As for the state, it described the various steps taken with respect to the disappearances of
Wilfredo Terrones Silva, Teresa Díaz Aparicio, Santiago Antezana Cueto, Néstor Rojas Medina, and Cory
Clodolia Tenicela Tello, in order to determine their whereabouts, find out the truth regarding the incidents,
and punish those responsible. It underscored the existence of a National Action Plan to investigate forced
disappearances and a Mass Grave Exhumation Plan in order to identify thousands of persons who are
missing. It argued that years have passed without any final resolution because the cases are complex and that
this cannot be imputed to the state.
4.
After reviewing the position of the parties, the Inter-American Commission declared the
admissibility of cases 11.053 (Wilfredo Terrones Silva) and 12.225 (Néstor Rojas Medina). The Commission
concluded, with regard to the merits of all five cases, that the Peruvian State is responsible for the violation of
the rights to recognition as a person before the law, to life, to humane treatment, to personal liberty, to a fair
trial, and to judicial protection as enshrined in Articles 3, 4.1, 5.1 and 5.2, 7.1, 8.1, and 25.1 of the American
Convention on Human Rights (hereinafter “the American Convention” or “the Convention”), in connection
with the obligations set forth in Articles 1.1 and 2 of the same instrument, for the forced disappearances of
Wilfredo Terrones Silva, Teresa Díaz Aparicio, Santiago Antezana Cueto, Néstor Rojas Medina, and Cory
Clodolia Tenicela Tello, in the context of the so-called counterinsurgency fight that occurred in Peru at the
time that the disappearances started taking place. The Commission also concluded that the state violated
Articles I and III of the Inter-American Convention on Forced Disappearance of Persons.
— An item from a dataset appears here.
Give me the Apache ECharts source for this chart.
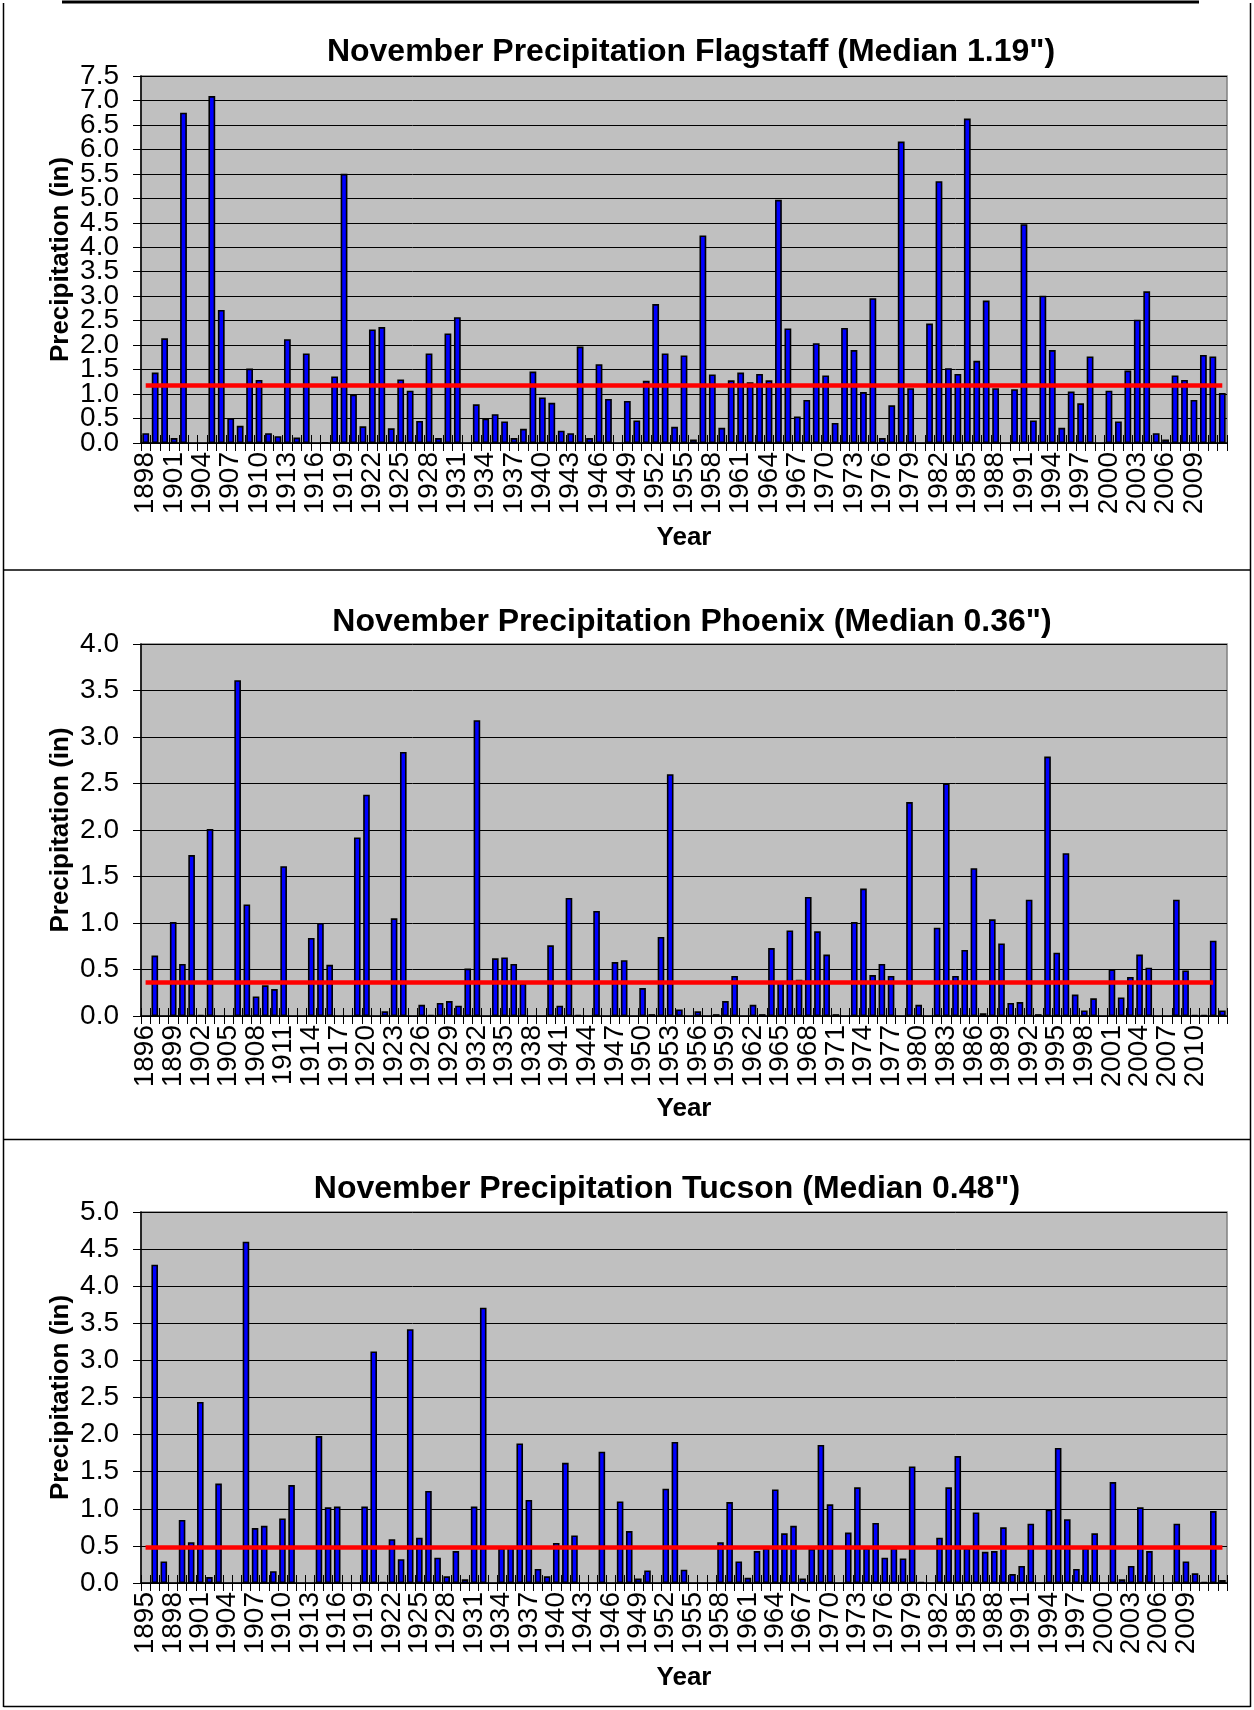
<!DOCTYPE html>
<html>
<head>
<meta charset="utf-8">
<script src="https://cdn.jsdelivr.net/npm/echarts@6/dist/echarts.min.js"></script>
<style>
  html, body { margin: 0; padding: 0; background: #ffffff; }
  #chart { width: 1254px; height: 1710px; }
</style>
</head>
<body>
<div id="chart"></div>
<script>
// ---------- Flagstaff ----------
const flagstaffYears = [
  1898, 1899,
  1900, 1901, 1902, 1903, 1904, 1905, 1906, 1907, 1908, 1909,
  1910, 1911, 1912, 1913, 1914, 1915, 1916, 1917, 1918, 1919,
  1920, 1921, 1922, 1923, 1924, 1925, 1926, 1927, 1928, 1929,
  1930, 1931, 1932, 1933, 1934, 1935, 1936, 1937, 1938, 1939,
  1940, 1941, 1942, 1943, 1944, 1945, 1946, 1947, 1948, 1949,
  1950, 1951, 1952, 1953, 1954, 1955, 1956, 1957, 1958, 1959,
  1960, 1961, 1962, 1963, 1964, 1965, 1966, 1967, 1968, 1969,
  1970, 1971, 1972, 1973, 1974, 1975, 1976, 1977, 1978, 1979,
  1980, 1981, 1982, 1983, 1984, 1985, 1986, 1987, 1988, 1989,
  1990, 1991, 1992, 1993, 1994, 1995, 1996, 1997, 1998, 1999,
  2000, 2001, 2002, 2003, 2004, 2005, 2006, 2007, 2008, 2009,
  2010, 2011, 2012
];
const flagstaffPrecip = [
  0.20, 1.44,
  2.14, 0.10, 6.75, null, null, 7.09, 2.72, 0.51, 0.35, 1.52,
  1.29, 0.20, 0.14, 2.12, 0.11, 1.83, null, 0.01, 1.36, 5.50,
  0.99, 0.34, 2.32, 2.37, 0.30, 1.30, 1.07, 0.45, 1.83, 0.10,
  2.24, 2.57, null, 0.79, 0.50, 0.59, 0.44, 0.10, 0.29, 1.46,
  0.93, 0.82, 0.25, 0.20, 1.97, 0.10, 1.61, 0.90, null, 0.86,
  0.46, 1.27, 2.84, 1.83, 0.33, 1.79, 0.07, 4.24, 1.40, 0.31,
  1.28, 1.44, 1.24, 1.41, 1.28, 4.97, 2.34, 0.54, 0.88, 2.04,
  1.38, 0.41, 2.35, 1.90, 1.04, 2.96, 0.10, 0.77, 6.16, 1.12,
  null, 2.44, 5.35, 1.53, 1.41, 6.63, 1.68, 2.91, 1.12, null,
  1.10, 4.47, 0.46, 3.01, 1.90, 0.31, 1.05, 0.81, 1.77, null,
  1.07, 0.44, 1.48, 2.52, 3.10, 0.20, 0.07, 1.38, 1.29, 0.88,
  1.80, 1.77, 1.02
];
const flagstaffTickYears = [
  1898, 1901, 1904, 1907, 1910, 1913, 1916, 1919, 1922, 1925,
  1928, 1931, 1934, 1937, 1940, 1943, 1946, 1949, 1952, 1955,
  1958, 1961, 1964, 1967, 1970, 1973, 1976, 1979, 1982, 1985,
  1988, 1991, 1994, 1997, 2000, 2003, 2006, 2009
];
const flagstaffValueTicks = [
  '0.0', '0.5', '1.0', '1.5', '2.0', '2.5', '3.0', '3.5',
  '4.0', '4.5', '5.0', '5.5', '6.0', '6.5', '7.0', '7.5'
];
const flagstaffMedian = 1.19;
const flagstaffMedianSpan = [1898, 2012];

// ---------- Phoenix ----------
const phoenixYears = [
  1896, 1897, 1898, 1899,
  1900, 1901, 1902, 1903, 1904, 1905, 1906, 1907, 1908, 1909,
  1910, 1911, 1912, 1913, 1914, 1915, 1916, 1917, 1918, 1919,
  1920, 1921, 1922, 1923, 1924, 1925, 1926, 1927, 1928, 1929,
  1930, 1931, 1932, 1933, 1934, 1935, 1936, 1937, 1938, 1939,
  1940, 1941, 1942, 1943, 1944, 1945, 1946, 1947, 1948, 1949,
  1950, 1951, 1952, 1953, 1954, 1955, 1956, 1957, 1958, 1959,
  1960, 1961, 1962, 1963, 1964, 1965, 1966, 1967, 1968, 1969,
  1970, 1971, 1972, 1973, 1974, 1975, 1976, 1977, 1978, 1979,
  1980, 1981, 1982, 1983, 1984, 1985, 1986, 1987, 1988, 1989,
  1990, 1991, 1992, 1993, 1994, 1995, 1996, 1997, 1998, 1999,
  2000, 2001, 2002, 2003, 2004, 2005, 2006, 2007, 2008, 2009,
  2010, 2011, 2012, 2013
];
const phoenixPrecip = [
  null, 0.65, null, 1.01,
  0.56, 1.73, 0.01, 2.01, null, null, 3.61, 1.20, 0.21, 0.33,
  0.29, 1.61, null, null, 0.84, 1.00, 0.55, null, null, 1.92,
  2.38, null, 0.05, 1.05, 2.84, null, 0.12, 0.01, 0.14, 0.16,
  0.11, 0.51, 3.18, null, 0.62, 0.63, 0.56, 0.35, null, null,
  0.76, 0.11, 1.27, 0.01, null, 1.13, null, 0.58, 0.60, null,
  0.30, 0.02, 0.85, 2.60, 0.07, null, 0.05, null, 0.02, 0.16,
  0.43, null, 0.12, 0.02, 0.73, 0.36, 0.92, 0.39, 1.28, 0.91,
  0.66, 0.02, null, 1.01, 1.37, 0.44, 0.56, 0.43, null, 2.30,
  0.12, null, 0.95, 2.50, 0.43, 0.71, 1.59, 0.03, 1.04, 0.78,
  0.14, 0.15, 1.25, 0.02, 2.79, 0.68, 1.75, 0.23, 0.06, 0.19,
  null, 0.50, 0.20, 0.42, 0.66, 0.52, null, null, 1.25, 0.49,
  0.01, 0.01, 0.81, 0.06
];
const phoenixTickYears = [
  1896, 1899, 1902, 1905, 1908, 1911, 1914, 1917, 1920, 1923,
  1926, 1929, 1932, 1935, 1938, 1941, 1944, 1947, 1950, 1953,
  1956, 1959, 1962, 1965, 1968, 1971, 1974, 1977, 1980, 1983,
  1986, 1989, 1992, 1995, 1998, 2001, 2004, 2007, 2010
];
const phoenixValueTicks = ['0.0', '0.5', '1.0', '1.5', '2.0', '2.5', '3.0', '3.5', '4.0'];
const phoenixMedian = 0.36;
const phoenixMedianSpan = [1896, 2012];

// ---------- Tucson ----------
const tucsonYears = [
  1895, 1896, 1897, 1898, 1899,
  1900, 1901, 1902, 1903, 1904, 1905, 1906, 1907, 1908, 1909,
  1910, 1911, 1912, 1913, 1914, 1915, 1916, 1917, 1918, 1919,
  1920, 1921, 1922, 1923, 1924, 1925, 1926, 1927, 1928, 1929,
  1930, 1931, 1932, 1933, 1934, 1935, 1936, 1937, 1938, 1939,
  1940, 1941, 1942, 1943, 1944, 1945, 1946, 1947, 1948, 1949,
  1950, 1951, 1952, 1953, 1954, 1955, 1956, 1957, 1958, 1959,
  1960, 1961, 1962, 1963, 1964, 1965, 1966, 1967, 1968, 1969,
  1970, 1971, 1972, 1973, 1974, 1975, 1976, 1977, 1978, 1979,
  1980, 1981, 1982, 1983, 1984, 1985, 1986, 1987, 1988, 1989,
  1990, 1991, 1992, 1993, 1994, 1995, 1996, 1997, 1998, 1999,
  2000, 2001, 2002, 2003, 2004, 2005, 2006, 2007, 2008, 2009,
  2010, 2011, 2012, 2013
];
const tucsonPrecip = [
  null, 4.29, 0.29, null, 0.85,
  0.55, 2.44, 0.08, 1.34, null, null, 4.60, 0.74, 0.77, 0.16,
  0.87, 1.32, null, null, 1.98, 1.02, 1.03, null, null, 1.03,
  3.12, 0.01, 0.59, 0.32, 3.42, 0.61, 1.24, 0.34, 0.09, 0.43,
  0.05, 1.03, 3.71, null, 0.47, 0.48, 1.88, 1.12, 0.19, 0.09,
  0.54, 1.62, 0.64, null, null, 1.77, null, 1.10, 0.70, 0.06,
  0.17, null, 1.27, 1.90, 0.18, null, null, null, 0.55, 1.09,
  0.29, 0.07, 0.43, 0.47, 1.26, 0.67, 0.77, 0.06, 0.46, 1.86,
  1.06, null, 0.68, 1.29, 0.47, 0.81, 0.34, 0.47, 0.33, 1.57,
  0.01, null, 0.61, 1.29, 1.71, 0.47, 0.95, 0.42, 0.43, 0.75,
  0.12, 0.23, 0.80, null, 0.99, 1.82, 0.86, 0.19, 0.47, 0.67,
  null, 1.36, 0.05, 0.23, 1.02, 0.43, null, null, 0.80, 0.29,
  0.13, 0.01, 0.97, 0.04
];
const tucsonTickYears = [
  1895, 1898, 1901, 1904, 1907, 1910, 1913, 1916, 1919, 1922,
  1925, 1928, 1931, 1934, 1937, 1940, 1943, 1946, 1949, 1952,
  1955, 1958, 1961, 1964, 1967, 1970, 1973, 1976, 1979, 1982,
  1985, 1988, 1991, 1994, 1997, 2000, 2003, 2006, 2009
];
const tucsonValueTicks = ['0.0', '0.5', '1.0', '1.5', '2.0', '2.5', '3.0', '3.5', '4.0', '4.5', '5.0'];
const tucsonMedian = 0.48;
const tucsonMedianSpan = [1895, 2013];

// ---------- layout ----------
const FONT = '"Liberation Sans", Arial, Helvetica, sans-serif';

const panels = [
  {
    title: 'November Precipitation Flagstaff (Median 1.19")',
    titleX: 686, titleTop: 31,
    grid: { top: 76, height: 367 },
    yMax: 7.5, valueTicks: flagstaffValueTicks,
    years: flagstaffYears, values: flagstaffPrecip, ticks: flagstaffTickYears,
    median: flagstaffMedian, span: flagstaffMedianSpan, yearGap: 82
  },
  {
    title: 'November Precipitation Phoenix (Median 0.36")',
    titleX: 687, titleTop: 601,
    grid: { top: 644, height: 372 },
    yMax: 4.0, valueTicks: phoenixValueTicks,
    years: phoenixYears, values: phoenixPrecip, ticks: phoenixTickYears,
    median: phoenixMedian, span: phoenixMedianSpan, yearGap: 80
  },
  {
    title: 'November Precipitation Tucson (Median 0.48")',
    titleX: 662, titleTop: 1168,
    grid: { top: 1212, height: 371 },
    yMax: 5.0, valueTicks: tucsonValueTicks,
    years: tucsonYears, values: tucsonPrecip, ticks: tucsonTickYears,
    median: tucsonMedian, span: tucsonMedianSpan, yearGap: 82
  }
];

const titles = [], grids = [], xAxes = [], yAxes = [], series = [];

panels.forEach((p, i) => {
  const cats = p.years.map(String);
  const tickSet = new Set(p.ticks.map(String));

  titles.push({
    text: p.title,
    left: p.titleX,
    top: p.titleTop,
    textAlign: 'center',
    textStyle: { fontFamily: FONT, fontSize: 32, fontWeight: 'bold', color: '#000' }
  });

  grids.push({
    left: 141, width: 1086, top: p.grid.top, height: p.grid.height,
    show: true, backgroundColor: '#C0C0C0', borderColor: '#808080', borderWidth: 1.5
  });

  // year axis: a label on every third year, ticks between all categories (outward half)
  xAxes.push({
    type: 'category', gridIndex: i, data: cats, boundaryGap: true, position: 'bottom',
    axisLine: { show: true, lineStyle: { color: '#000', width: 1.5 } },
    axisTick: { show: true, interval: 0, length: 8, lineStyle: { color: '#000', width: 1 } },
    axisLabel: {
      interval: 0,
      formatter: val => (tickSet.has(val) ? val : ''),
      rotate: 90, margin: 9, fontFamily: FONT, fontSize: 28, color: '#000',
      hideOverlap: false
    },
    splitLine: { show: false },
    name: 'Year', nameLocation: 'middle', nameGap: p.yearGap,
    nameTextStyle: { fontFamily: FONT, fontSize: 26, fontWeight: 'bold', color: '#000' }
  });
  // companion axis giving the inward half of each tick mark
  xAxes.push({
    type: 'category', gridIndex: i, data: cats, boundaryGap: true, position: 'bottom',
    axisLine: { show: false },
    axisTick: { show: true, inside: true, interval: 0, length: 8, lineStyle: { color: '#000', width: 1 } },
    axisLabel: { show: false },
    splitLine: { show: false }
  });

  // value axis: scale, gridlines, ticks
  yAxes.push({
    type: 'value', gridIndex: i, min: 0, max: p.yMax, interval: 0.5, position: 'left',
    axisLine: { show: true, lineStyle: { color: '#000', width: 1.5 } },
    axisTick: { show: true, length: 8, lineStyle: { color: '#000' } },
    axisLabel: { show: false },
    splitLine: { show: true, lineStyle: { color: '#000', width: 1 } },
    name: 'Precipitation (in)', nameLocation: 'middle', nameRotate: 90, nameGap: 67,
    nameTextStyle: { fontFamily: FONT, fontSize: 26, fontWeight: 'bold', color: '#000' }
  });
  // tick-label axis: one label per 0.5 in step, laid out on the same span
  yAxes.push({
    type: 'category', gridIndex: i, data: p.valueTicks, boundaryGap: false, position: 'left',
    axisLine: { show: false },
    axisTick: { show: false },
    splitLine: { show: false },
    axisLabel: {
      interval: 0, fontFamily: FONT, fontSize: 28, color: '#000', margin: 22, hideOverlap: false
    }
  });

  series.push({
    type: 'bar', xAxisIndex: i * 2, yAxisIndex: i * 2,
    data: p.values,
    barCategoryGap: '28%',
    itemStyle: { color: '#0000FF', borderColor: '#000', borderWidth: 1.6 },
    emphasis: { disabled: true },
    markLine: {
      silent: true, symbol: ['none', 'none'],
      label: { show: false },
      lineStyle: { color: '#FF0000', width: 4.5, type: 'solid', opacity: 1 },
      emphasis: { disabled: true },
      data: [[
        { coord: [String(p.span[0]), p.median] },
        { coord: [String(p.span[1]), p.median] }
      ]]
    }
  });
});

// frames around the three panels
const frame = { stroke: '#000', lineWidth: 1.5 };
const graphics = [
  { type: 'line', shape: { x1: 62, y1: 2, x2: 1199, y2: 2 }, style: { stroke: '#000', lineWidth: 3 } },
  { type: 'line', shape: { x1: 3.5, y1: 3, x2: 3.5, y2: 1707 }, style: frame },
  { type: 'line', shape: { x1: 1250.5, y1: 3, x2: 1250.5, y2: 1707 }, style: frame },
  { type: 'line', shape: { x1: 3.5, y1: 570, x2: 1250.5, y2: 570 }, style: frame },
  { type: 'line', shape: { x1: 3.5, y1: 1139.5, x2: 1250.5, y2: 1139.5 }, style: frame },
  { type: 'line', shape: { x1: 3.5, y1: 1706.5, x2: 1250.5, y2: 1706.5 }, style: frame }
];

const chart = echarts.init(document.getElementById('chart'), null, { renderer: 'canvas' });
chart.setOption({
  animation: false,
  backgroundColor: '#ffffff',
  title: titles,
  grid: grids,
  xAxis: xAxes,
  yAxis: yAxes,
  series: series,
  graphic: graphics
});
</script>
</body>
</html>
It also violated
Articles 6 and 8 of the Inter-American Convention to Prevent and Punish Torture to the detriment of Santiago
Antezana Cueto. The Commission also concluded that the state violated the rights to humane treatment, to a
fair trial, and to judicial protection provided for in Articles 5.1, 8.1, and 25.1 of the American Convention in
connection with the obligations set forth in Articles 1.1 and 2 of the same instrument, to the detriment of the
1 According with Article 17 (2) of the Rules of Procedure, Commissioner Francisco Eguiguren Praeli, of Peruvian nationality,
did not participate in the deliberation and approval of this case.